Nov. 25 (Bloomberg) -- Finnish Prime Minister Jyrki Katainen urged voters to embrace more moderate policies as he cautioned against the threat to Europe posed by a surge in extremists bent on splitting the euro area.
Katainen asked voters to leave “anti-euro thinking aside,” in a Nov. 21 interview in Helsinki. “Times have been tough for quite a while and that’s showing for the political groups who have been there to clean up the mess.”
Katainen’s comments underline the political frailty on which Europe’s union rests as parties associated with fiscal restraint are punished by voters while groups promising more spending and tighter borders enjoy increasing popularity. The European Union now faces a rise in anti-euro parties in parliamentary elections in May.
“It’s clear that these left-wing and right-wing populist movements will gain support,” Katainen said. “But I don’t think it will change the entire Europe.”
Since Europe’s debt crisis started four years ago, discontent has spread after taxpayers contributed to five bailouts and endured austerity policies only to see the economy of the 17-nation euro area shrink 0.4 percent this year. Growth will be 1.1 percent in 2014, less than half the projected 2.6 percent pace in the U.S., the European Commission estimates.
Europe’s economic pain has helped parties in the worst-hit nations gain support. Greece’s Syriza, a group that demands an end to austerity and more lenient bailout terms, is the country’s biggest opposition party.
“A big part of this is that people don’t like bailouts, no one likes them,” Katainen said. “That creates room for populist movements to grow.”
Nations that avoided bailouts and contributed to rescues are also witnessing a rise in anti-EU sentiment. Geert Wilders’ Party for Freedom in the Netherlands has capitalized on bailout fatigue, as has Timo Soini’s “The Finns” party, which enjoys almost as much support as Katainen’s ruling National Coalition Party.
Two recessions in four years, mounting job cuts and the fifth consecutive year of budget deficits have depleted Finns’ willingness to pitch in for euro peers and provided ground for discontent that’s showing in the polls.
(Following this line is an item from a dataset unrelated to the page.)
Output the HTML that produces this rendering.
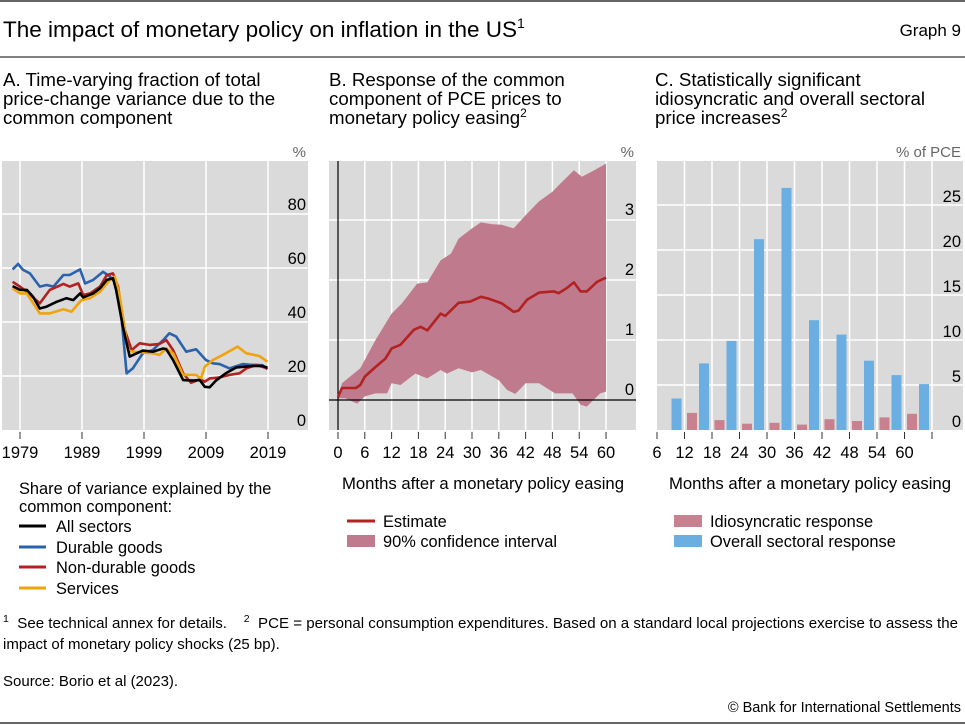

Finland was the only euro member to negotiate collateral in exchange for its contribution to Greece’s second bailout and Spain’s bank rescue.
In France, Europe’s biggest economy after Germany, anti-euro sentiment is also rising. The National Front would win the most votes in European Parliament elections in May, according to an Oct. 9 Ifop poll for Le Nouvel Observateur. The group, led by Marine Le Pen, stands to gain 24 percent support, according to the poll.
Le Pen says she’s working with Austria’s Freedom Party, the anti-immigration Sweden Democrats, Vlaams Belang in Belgium, and Wilders in the Netherlands to create an anti-EU bloc in the new parliament.
Identifying euro-skeptic parties as racist or right-wing is “political tactics” against parties who are “challenging the establishment,” Soini said in an interview in Helsinki on Nov. 11. “In every country, the elite and old established parties, they put that kind of label on every newcomer.”
“The Finns” party, which tripled its support in Finland’s 2011 general election, also stands to boost its backing in Europe’s legislature, according to a YLE poll on Nov. 20. With 17 percent, it still trails Katainen’s National Coalition Party, which had 22.7 percent of votes, according to the poll.
The development could also be a reflection of more people turning to the polls to vent their frustration, Katainen said.
“It may also be that people who didn’t use to vote or didn’t care about Europe are now starting to care enough to give a vote to these no-movements,” he said.